“DOC” ADAMS and the BIRMINGHAM HERITAGE BAND TO PLAY BAMA THEATRE

PRESS RELEASE
For Immediate Release                                           
The Arts Council
Contact:  Kevin Ledgewood
205-758-5195, x6

“DOC” ADAMS and the BIRMINGHAM HERITAGE BAND TO PLAY BAMA THEATRE

TUSCALOOSA, Ala. (October 2012) Frank “Doc” Adams, a legendary elder-statesman of American jazz and a Birmingham native, will perform a public concert with the Birmingham Heritage Band at the Bama Theatre in Tuscaloosa on Thursday, October 25, 2012 at 7:00 p.m. The concert is free and open to the public.

The concert is the culmination of a three-day “Living Legends” program in which The University of Alabama honors an Alabama native who has made a profound and lasting contribution to both the state and national cultural heritage.

The concert coincides with the publication of Doc: The Story of a Birmingham Jazz Man, just published by The University of Alabama Press. Doc chronicles his experiences performing alongside “Fess” Whatley, Sun Ra, Duke Ellington, Erskine Hawkins and others, as well as exploring his remarkable career as an educator and bandleader in his own right.

Doc Adams was raised in Birmingham and learned his art along with many other jazz practitioners through an unparalleled system of jazz apprenticeship rooted in Birmingham’s historically segregated high schools.  Birmingham produced two legendary bandleaders— Erskine Hawkins and Sun Ra—and the city’s influence on national jazz culture has been tremendous, largely the work of Birmingham-born sidemen, composers, arrangers and teachers, who brought their unique training to bands across the country. Throughout the 1940s and ’50s, all of the country’s major jazz bands—the orchestras of Duke Ellington, Benny Goodman, Louis Armstrong, Count Basie, Artie Shaw, and others—included Birmingham musicians, often in central roles. Most of these players were trained by a single local instructor: Industrial High School’s “maker of musicians,” John T. “Fess” Whatley, one of the true unsung heroes of American jazz. His fierce discipline and insistence on formal training and professionalism shaped generations of jazz musicians who in turn went on to shape America’s musical heritage.

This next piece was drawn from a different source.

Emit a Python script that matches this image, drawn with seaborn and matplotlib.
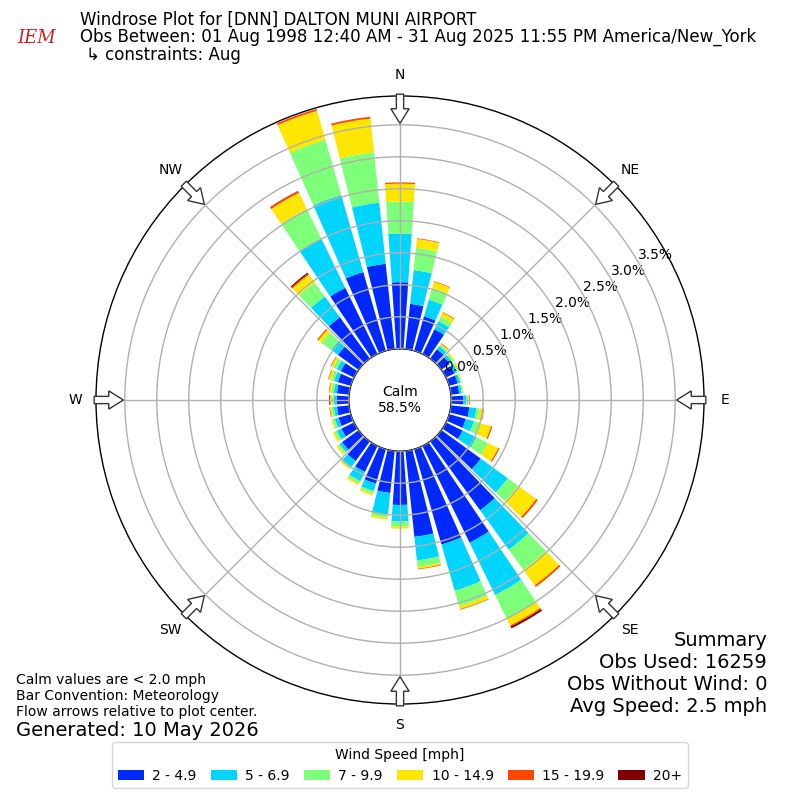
import numpy as np
import matplotlib
matplotlib.use("Agg")
import matplotlib.pyplot as plt
from matplotlib.patches import FancyArrow
import seaborn as sns

# wind directions (degrees, meteorological) and percent of obs per speed bin
directions = list(range(0, 360, 10))
speed_bins = ["2 - 4.9", "5 - 6.9", "7 - 9.9", "10 - 14.9", "15 - 19.9", "20+"]

bin_2_5 = [1.04, 0.71, 0.56, 0.43, 0.18, 0.16, 0.15, 0.14, 0.13, 0.19, 0.29, 0.27,
           0.29, 0.76, 1.33, 1.68, 1.55, 1.35, 0.84, 0.66, 0.56, 0.45, 0.38, 0.32,
           0.22, 0.20, 0.19, 0.19, 0.19, 0.21, 0.23, 0.40, 0.80, 1.15, 1.28, 1.34]
bin_5_7 = [0.76, 0.53, 0.27, 0.14, 0.06, 0.05, 0.05, 0.04, 0.04, 0.05, 0.11, 0.13,
           0.24, 0.52, 0.76, 0.91, 0.75, 0.37, 0.26, 0.34, 0.12, 0.16, 0.11, 0.05,
           0.08, 0.06, 0.05, 0.04, 0.05, 0.06, 0.07, 0.13, 0.40, 0.85, 1.25, 0.96]
bin_7_10 = [0.50, 0.35, 0.19, 0.08, 0.03, 0.03, 0.03, 0.02, 0.02, 0.03, 0.05, 0.10,
            0.20, 0.20, 0.39, 0.42, 0.25, 0.10, 0.08, 0.05, 0.04, 0.04, 0.03, 0.03,
            0.04, 0.04, 0.04, 0.03, 0.04, 0.05, 0.06, 0.19, 0.27, 0.52, 0.90, 0.79]
bin_10_15 = [0.28, 0.14, 0.10, 0.07, 0.02, 0.02, 0.02, 0.01, 0.01, 0.01, 0.06, 0.18,
             0.18, 0.35, 0.30, 0.11, 0.05, 0.03, 0.03, 0.03, 0.03, 0.03, 0.02, 0.03,
             0.03, 0.02, 0.02, 0.03, 0.03, 0.04, 0.04, 0.06, 0.15, 0.28, 0.47, 0.53]
bin_15_20 = [0.02, 0.01, 0.01, 0.01, 0.01, 0.0, 0.0, 0.0, 0.0, 0.01, 0.01, 0.02,
             0.02, 0.03, 0.03, 0.02, 0.01, 0.01, 0.0, 0.0, 0.0, 0.0, 0.0, 0.0,
             0.0, 0.0, 0.01, 0.01, 0.01, 0.01, 0.01, 0.02, 0.02, 0.03, 0.03, 0.03]
bin_20 = [0.0, 0.0, 0.0, 0.0, 0.0, 0.0, 0.0, 0.0, 0.0, 0.0, 0.0, 0.0,
          0.0, 0.0, 0.0, 0.03, 0.0, 0.0, 0.0, 0.0, 0.0, 0.0, 0.0, 0.0,
          0.0, 0.0, 0.0, 0.01, 0.0, 0.0, 0.0, 0.0, 0.02, 0.005, 0.0, 0.0]
series = [bin_2_5, bin_5_7, bin_7_10, bin_10_15, bin_15_20, bin_20]

compass = ["N", "NE", "E", "SE", "S", "SW", "W", "NW"]
rticks = [0.0, 0.5, 1.0, 1.5, 2.0, 2.5, 3.0, 3.5]
calm_pct = 58.5

sns.set_theme(style="white")
plt.rcParams["font.family"] = ["DejaVu Sans"]
plt.rcParams["axes.axisbelow"] = False
for key in ["text.color", "axes.labelcolor", "xtick.color", "ytick.color"]:
    plt.rcParams[key] = "black"

colors = plt.get_cmap("jet")(np.arange(1, 7) / 6.0)

fig = plt.figure(figsize=(8, 8), dpi=100)
ax = fig.add_axes([0.12, 0.12, 0.76, 0.76], projection="polar")
ax.set_theta_zero_location("N")
ax.set_theta_direction(-1)

theta = np.deg2rad(directions)
bottom = np.zeros(len(directions))
handles = []
for vals, col, lab in zip(series, colors, speed_bins):
    vals = np.array(vals)
    b = ax.bar(theta, vals, width=np.deg2rad(8), bottom=bottom, color=col,
               edgecolor="none", linewidth=0, label=lab, zorder=1)
    handles.append(b)
    bottom = bottom + vals

ax.set_rorigin(-0.8)
ax.set_ylim(0, 3.95)
ax.set_yticks(rticks)
ax.set_yticklabels(["%.1f%%" % t for t in rticks], fontsize=10)
ax.set_rlabel_position(60)
ax.set_xticks(np.deg2rad(np.arange(0, 360, 45)))
ax.set_xticklabels(compass, fontsize=10)
ax.tick_params(axis="x", pad=2)
ax.grid(True, color="#b0b0b0", linewidth=1)
for sp in ax.spines.values():
    sp.set_color("black")
    sp.set_linewidth(1)

ax.text(0.5, 0.5, "Calm\n%.1f%%" % calm_pct, transform=ax.transAxes,
        ha="center", va="center", fontsize=10, zorder=6)

# flow arrows at the rim pointing toward the center
for d in range(0, 360, 45):
    ux, uy = np.sin(np.deg2rad(d)), np.cos(np.deg2rad(d))
    x0, y0 = 0.5 + 0.503 * ux, 0.5 + 0.503 * uy
    arr = FancyArrow(x0, y0, -0.048 * ux, -0.048 * uy, width=0.012,
                     head_width=0.03, head_length=0.024,
                     length_includes_head=True, transform=ax.transAxes,
                     facecolor="white", edgecolor="#333333", linewidth=1,
                     clip_on=False, zorder=5)
    ax.add_patch(arr)

fig.text(0.1, 0.975, "Windrose Plot for [DNN] DALTON MUNI AIRPORT",
         fontsize=12, va="center")
fig.text(0.1, 0.954,
         "Obs Between: 01 Aug 1998 12:40 AM - 31 Aug 2025 11:55 PM America/New_York",
         fontsize=12, va="center")
fig.text(0.107, 0.931, "\u21b3 constraints: Aug", fontsize=12, va="center")
fig.text(0.046, 0.952, "IEM", fontsize=13, color="#cc2222", style="italic",
         family="DejaVu Serif", ha="center", va="center")

for y, s in zip([0.2, 0.1725, 0.144, 0.1175],
                ["Summary", "Obs Used: 16259", "Obs Without Wind: 0",
                 "Avg Speed: 2.5 mph"]):
    fig.text(0.959, y, s, fontsize=14, ha="right", va="center")

for y, s in zip([0.15, 0.13, 0.11],
                ["Calm values are < 2.0 mph", "Bar Convention: Meteorology",
                 "Flow arrows relative to plot center."]):
    fig.text(0.02, y, s, fontsize=10, va="center")
fig.text(0.02, 0.0875, "Generated: 10 May 2026", fontsize=14, va="center")

fig.legend(handles=handles, labels=speed_bins, loc="lower center",
           bbox_to_anchor=(0.5, 0.006), ncol=6, title="Wind Speed [mph]",
           fontsize=10, title_fontsize=10, frameon=True,
           handlelength=1.9, handletextpad=0.6, columnspacing=1.0)

fig.savefig("out.png", dpi=100)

Doc’s story also offers a valuable window into the world of Birmingham’s African American middle class in the days before integration.  Throughout, Adams demonstrates the ways in which jazz professionalism became a source of pride within this community, also offering thoughts on the continued relevance of the music in twenty-first century Birmingham. 

The substantial jazz culture and contributions of Birmingham have been long overlooked in the historiography of this most popular of American music. “Doc” corrects that oversight, presenting the city’s jazz heritage through the experiences and voice of a master musician and storyteller. Deeply personal and universally resonant, Adams’ story—and, with it, the story of a vibrant musical community—richly deserves to be heard. 

Dr. Frank Adams first studied music in Birmingham, Alabama under Lincoln Elementary School’s William Wise Handy and Industrial High School’s John T. “Fess” Whatley. He has performed with Herman “Sonny” Blount (Sun Ra), the Duke Ellington Orchestra, Mantan Moreland’s Hollywood Revue Orchestra, the Howard University Swingmasters, Tiny Bradshaw, Lucky Millinder, Erskine Hawkins, and the Cleve Eaton Orchestra, among others, serving himself for fourteen years as bandleader of the Woodland Club Orchestra. Adams has been a tireless music educator in the Birmingham city school system. He founded the Birmingham City Schools’ All City Marching Band Festival and the Alabama Jazz Hall of Fame’s Student Jazz Band Festival, as well as a successful system-wide strings program in the Birmingham City Schools.  He was one of the first inductees to the Alabama Jazz Hall of Fame, for which he served as Executive Director and Director of Education, Emeritus. 

This event is hosted by The University of Alabama Office of Economic Development, The Arts Council of Tuscaloosa, The University of Alabama School of Music, The University of Alabama Press and the College of Arts and Sciences at The University of Alabama.